Downward Lowenheim-Skolem and the Theory of Infinite-Dimensional Vector Spaces

Question

Let $T$ be the theory of infinite dimensional vector spaces. It seems to me that by downward Lowenheim-Skolem we should be able to produce a countable model for this theory. But that means that there is a vector space which is countable with infinite dimension, which ought to be impossible. Could anyone explain where I have gone wrong?

Answer 1

A couple notes on "the theory of infinite-dimensional vector spaces":

• For the usual single-sorted, first-order treatment of vector spaces, scalar multiplication is represented as a family of function symbols, one for each element of the field. So there is not one theory of vector spaces, but rather a theory of vector spaces over $F,$ for each field $F.$
• Even if we fix a field $F$, there is not necessarily a such thing as the theory of infinite-dimensional vector spaces, since this is not necessarily an axiomatizable class. In fact this is the case if and only if $F$ is finite (in which case it coincides with the class of infinite vector spaces, which is axiomatizable).

Note that since there is a function symbol for each scalar, the size of the language is the same as the size of the field. So, e.g. the theory of real vector spaces has an uncountable language, so LS does not imply there are no countable models (and if we preclude the trivial vector space, there aren't).

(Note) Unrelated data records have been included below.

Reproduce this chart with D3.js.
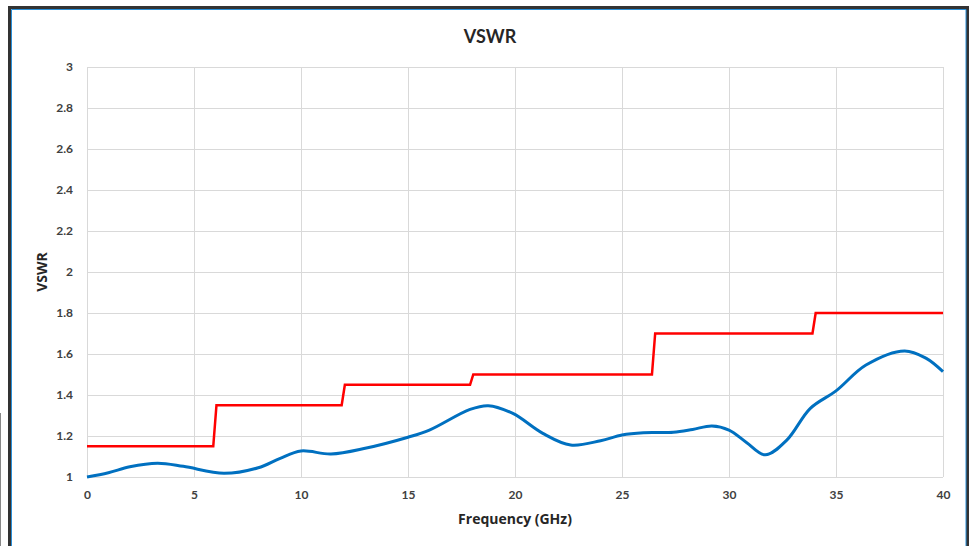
<!DOCTYPE html>
<html>
<head>
<meta charset="utf-8">
<script src="https://cdn.jsdelivr.net/npm/d3@7"></script>
<style>
  body { margin: 0; background: #fff; }
  svg { display: block; font-family: Lato, "Open Sans", sans-serif; }
</style>
</head>
<body>
<script>
// VSWR measured curve (GHz, ratio)
const measFreq = [0, 1, 2, 3.3, 4.5, 6.4, 8, 9, 10, 11.4, 13, 15, 16, 17.9, 18.75, 19.9, 21.3, 22.6, 24, 25, 26, 27.4, 28.3, 29.2, 30, 30.8, 31.7, 32.7, 33.8, 35, 36.4, 38.2, 39.2, 40];
const measVswr = [1.0, 1.021, 1.05, 1.067, 1.052, 1.018, 1.045, 1.09, 1.127, 1.112, 1.14, 1.194, 1.229, 1.33, 1.348, 1.31, 1.213, 1.156, 1.177, 1.205, 1.216, 1.218, 1.232, 1.249, 1.229, 1.17, 1.108, 1.18, 1.335, 1.42, 1.546, 1.615, 1.58, 1.514];

// spec limit (step line)
const limitFreq = [0, 5.9, 6.05, 11.9, 12.05, 17.9, 18.05, 26.4, 26.55, 33.9, 34.05, 40];
const limitVswr = [1.15, 1.15, 1.35, 1.35, 1.45, 1.45, 1.5, 1.5, 1.7, 1.7, 1.8, 1.8];

const xTicks = [0, 5, 10, 15, 20, 25, 30, 35, 40];
const yTicks = [1, 1.2, 1.4, 1.6, 1.8, 2, 2.2, 2.4, 2.6, 2.8, 3];

const W = 971, H = 546;
const plot = { left: 87, right: 943, top: 67, bottom: 477 };

const svg = d3.select('body').append('svg')
  .attr('width', W)
  .attr('height', H);

// outer frame
svg.append('line').attr('x1', 0.5).attr('x2', 0.5).attr('y1', 413).attr('y2', H)
  .attr('stroke', '#888').attr('stroke-width', 1);
svg.append('path')
  .attr('d', `M9.5,${H} V7.5 H967.5 V${H}`)
  .attr('fill', 'none').attr('stroke', '#333').attr('stroke-width', 3);
svg.append('path')
  .attr('d', `M11.5,${H} V9.5 H966 V${H}`)
  .attr('fill', 'none').attr('stroke', '#2a8fd8').attr('stroke-width', 1);

const x = d3.scaleLinear().domain([0, 40]).range([plot.left, plot.right]);
const y = d3.scaleLinear().domain([1, 3]).range([plot.bottom, plot.top]);

// grid
const grid = svg.append('g');
grid.selectAll('.gx').data(xTicks).enter().append('line')
  .attr('x1', d => Math.round(x(d)) + 0.5).attr('x2', d => Math.round(x(d)) + 0.5)
  .attr('y1', plot.top).attr('y2', plot.bottom)
  .attr('stroke', '#d9d9d9').attr('stroke-width', 1);
grid.selectAll('.gy').data(yTicks).enter().append('line')
  .attr('x1', plot.left).attr('x2', plot.right)
  .attr('y1', d => Math.round(y(d)) + 0.5).attr('y2', d => Math.round(y(d)) + 0.5)
  .attr('stroke', '#d9d9d9').attr('stroke-width', 1);

// axes (labels only)
const xAxis = svg.append('g')
  .attr('transform', `translate(0, ${plot.bottom})`)
  .call(d3.axisBottom(x).tickValues(xTicks).tickSize(0).tickPadding(13).tickFormat(d3.format('d')));
const yAxis = svg.append('g')
  .attr('transform', `translate(${plot.left}, 0)`)
  .call(d3.axisLeft(y).tickValues(yTicks).tickSize(0).tickPadding(14).tickFormat(d => +d.toFixed(1)));
[xAxis, yAxis].forEach(a => {
  a.select('.domain').remove();
  a.selectAll('text')
    .attr('font-family', 'Lato, "Open Sans", sans-serif')
    .attr('font-size', 12).attr('font-weight', 700).attr('fill', '#404040');
});

// lines
const limitData = limitFreq.map((f, i) => [f, limitVswr[i]]);
const measData = measFreq.map((f, i) => [f, measVswr[i]]);

svg.append('path').datum(limitData)
  .attr('fill', 'none').attr('stroke', '#ff0000').attr('stroke-width', 2.5)
  .attr('d', d3.line().x(d => x(d[0])).y(d => y(d[1])));

svg.append('path').datum(measData)
  .attr('fill', 'none').attr('stroke', '#0070c0').attr('stroke-width', 3)
  .attr('stroke-linejoin', 'round')
  .attr('d', d3.line().curve(d3.curveCatmullRom.alpha(0.5)).x(d => x(d[0])).y(d => y(d[1])));

// titles
svg.append('text')
  .attr('x', 490).attr('y', 43)
  .attr('text-anchor', 'middle')
  .attr('font-size', 18).attr('font-weight', 700).attr('fill', '#262626')
  .text('VSWR');

svg.append('text')
  .attr('transform', `translate(47, ${(plot.top + plot.bottom) / 2}) rotate(-90)`)
  .attr('text-anchor', 'middle')
  .attr('font-family', '"Open Sans", Lato, sans-serif')
  .attr('font-size', 14).attr('font-weight', 700).attr('fill', '#262626')
  .text('VSWR');

svg.append('text')
  .attr('x', (plot.left + plot.right) / 2).attr('y', 524)
  .attr('text-anchor', 'middle')
  .attr('font-family', '"Open Sans", Lato, sans-serif')
  .attr('font-size', 14).attr('font-weight', 700).attr('fill', '#262626')
  .text('Frequency (GHz)');
</script>
</body>
</html>
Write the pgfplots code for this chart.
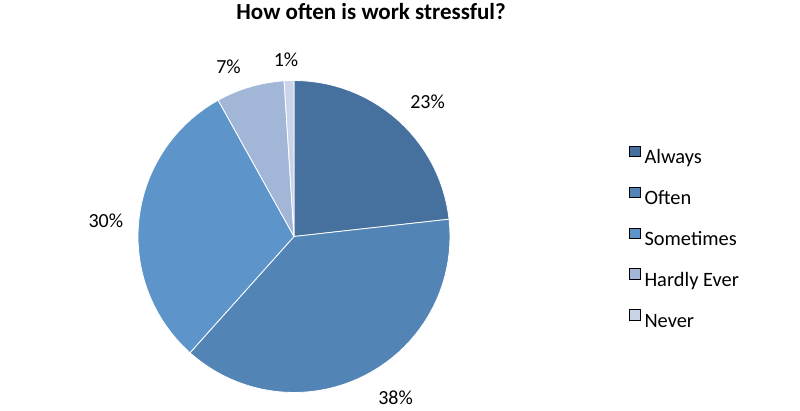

As mentioned in the comments, we can also use two-sorted first-order logic to axiomatize vector spaces, in which case "the theory of infinite-dimensional vector spaces" makes sense.

All that said, the main issue was already addressed by Mark Saving in his answer: It's just wrong that an infinite-dimensional vector space can't be countable. Consider the direct sum of countably many copies of any finite field.

Answer 2

It depends on which field you are using. Let’s say you’re using a countable field $k$ (since otherwise even a 1-D vector space is uncountable).

In this case, a vector space with countably infinite dimension is countable. In particular, suppose $V$ is a vector space with basis $\{v_i \mid i \in \mathbb{N}\}$. Then we can easily show that $V = \bigcup\limits_{j \in \mathbb{N}} span(v_0, \ldots, v_j)$. Each vector space $span(v_0, \ldots, v_j)$ is finite-dimensional, hence countable. And the countable union of countable sets is countable.